Rows from a dataset of charts and code:
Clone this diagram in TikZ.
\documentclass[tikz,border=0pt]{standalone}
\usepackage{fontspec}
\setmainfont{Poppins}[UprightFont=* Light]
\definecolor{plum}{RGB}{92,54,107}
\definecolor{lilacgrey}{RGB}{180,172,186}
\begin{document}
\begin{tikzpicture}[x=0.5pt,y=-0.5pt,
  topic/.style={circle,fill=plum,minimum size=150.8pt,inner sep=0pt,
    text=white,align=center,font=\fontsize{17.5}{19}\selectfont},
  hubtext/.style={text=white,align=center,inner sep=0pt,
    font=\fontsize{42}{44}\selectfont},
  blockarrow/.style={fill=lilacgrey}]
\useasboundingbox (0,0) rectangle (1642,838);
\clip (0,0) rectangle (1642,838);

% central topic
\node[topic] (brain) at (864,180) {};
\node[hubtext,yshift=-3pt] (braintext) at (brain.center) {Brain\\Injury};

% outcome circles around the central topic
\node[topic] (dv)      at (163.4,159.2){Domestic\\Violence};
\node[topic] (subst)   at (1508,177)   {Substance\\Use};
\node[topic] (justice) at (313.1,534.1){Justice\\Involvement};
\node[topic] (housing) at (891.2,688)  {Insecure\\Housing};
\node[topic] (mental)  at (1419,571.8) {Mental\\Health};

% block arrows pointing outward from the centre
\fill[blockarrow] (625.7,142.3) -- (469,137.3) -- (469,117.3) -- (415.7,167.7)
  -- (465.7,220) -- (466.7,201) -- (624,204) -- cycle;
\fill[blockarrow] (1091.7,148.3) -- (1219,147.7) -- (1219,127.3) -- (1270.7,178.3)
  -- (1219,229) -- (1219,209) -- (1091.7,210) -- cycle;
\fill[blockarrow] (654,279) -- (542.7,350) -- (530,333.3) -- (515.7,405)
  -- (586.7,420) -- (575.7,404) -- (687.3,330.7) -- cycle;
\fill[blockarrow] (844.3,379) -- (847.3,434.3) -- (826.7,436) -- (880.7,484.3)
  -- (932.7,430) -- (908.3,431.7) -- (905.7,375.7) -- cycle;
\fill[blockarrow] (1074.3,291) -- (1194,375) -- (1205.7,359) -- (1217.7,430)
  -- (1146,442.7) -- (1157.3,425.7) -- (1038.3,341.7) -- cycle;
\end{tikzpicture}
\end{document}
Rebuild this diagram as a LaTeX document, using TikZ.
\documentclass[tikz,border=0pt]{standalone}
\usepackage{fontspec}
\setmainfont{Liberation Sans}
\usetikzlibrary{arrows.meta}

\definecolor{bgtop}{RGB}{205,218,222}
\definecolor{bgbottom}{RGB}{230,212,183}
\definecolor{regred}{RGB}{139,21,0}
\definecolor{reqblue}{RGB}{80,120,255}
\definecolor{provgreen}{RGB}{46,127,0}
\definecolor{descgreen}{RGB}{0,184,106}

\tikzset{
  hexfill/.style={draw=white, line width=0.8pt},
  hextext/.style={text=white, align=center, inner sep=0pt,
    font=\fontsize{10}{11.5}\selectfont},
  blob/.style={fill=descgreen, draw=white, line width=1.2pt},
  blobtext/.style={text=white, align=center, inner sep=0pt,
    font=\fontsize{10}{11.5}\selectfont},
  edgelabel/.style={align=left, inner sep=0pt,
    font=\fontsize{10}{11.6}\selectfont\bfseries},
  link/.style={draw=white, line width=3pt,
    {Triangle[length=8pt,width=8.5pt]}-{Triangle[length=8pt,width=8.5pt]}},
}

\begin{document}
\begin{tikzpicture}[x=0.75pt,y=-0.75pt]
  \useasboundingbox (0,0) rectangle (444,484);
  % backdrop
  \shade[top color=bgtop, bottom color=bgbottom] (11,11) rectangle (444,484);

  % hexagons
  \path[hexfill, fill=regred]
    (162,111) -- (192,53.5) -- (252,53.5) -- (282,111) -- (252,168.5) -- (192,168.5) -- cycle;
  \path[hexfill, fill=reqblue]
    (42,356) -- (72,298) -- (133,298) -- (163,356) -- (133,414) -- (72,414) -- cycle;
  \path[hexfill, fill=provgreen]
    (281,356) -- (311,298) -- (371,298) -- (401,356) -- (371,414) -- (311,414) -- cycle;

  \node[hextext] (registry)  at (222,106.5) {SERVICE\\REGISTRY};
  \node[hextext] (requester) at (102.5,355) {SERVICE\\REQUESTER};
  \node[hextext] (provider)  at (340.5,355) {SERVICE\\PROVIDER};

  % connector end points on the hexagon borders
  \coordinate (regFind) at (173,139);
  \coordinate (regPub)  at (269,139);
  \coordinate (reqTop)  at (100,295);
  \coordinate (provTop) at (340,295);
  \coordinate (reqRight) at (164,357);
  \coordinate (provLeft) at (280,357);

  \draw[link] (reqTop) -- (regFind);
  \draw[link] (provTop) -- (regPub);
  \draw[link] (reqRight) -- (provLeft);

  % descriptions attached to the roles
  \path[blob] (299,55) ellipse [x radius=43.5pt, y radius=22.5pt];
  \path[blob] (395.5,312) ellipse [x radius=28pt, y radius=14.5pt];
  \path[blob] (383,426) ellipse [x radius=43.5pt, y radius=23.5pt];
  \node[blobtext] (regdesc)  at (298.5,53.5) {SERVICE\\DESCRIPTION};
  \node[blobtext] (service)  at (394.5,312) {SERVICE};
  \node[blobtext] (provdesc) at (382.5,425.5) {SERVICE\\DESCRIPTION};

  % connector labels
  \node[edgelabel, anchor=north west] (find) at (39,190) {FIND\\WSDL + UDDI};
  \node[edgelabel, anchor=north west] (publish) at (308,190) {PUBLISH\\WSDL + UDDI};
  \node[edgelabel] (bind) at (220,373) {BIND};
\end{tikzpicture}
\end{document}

# THE TASK:
List the lines that contain the word "diagram".

# FULL SOLUTION:
Clone this diagram in TikZ.
Rebuild this diagram as a LaTeX document, using TikZ.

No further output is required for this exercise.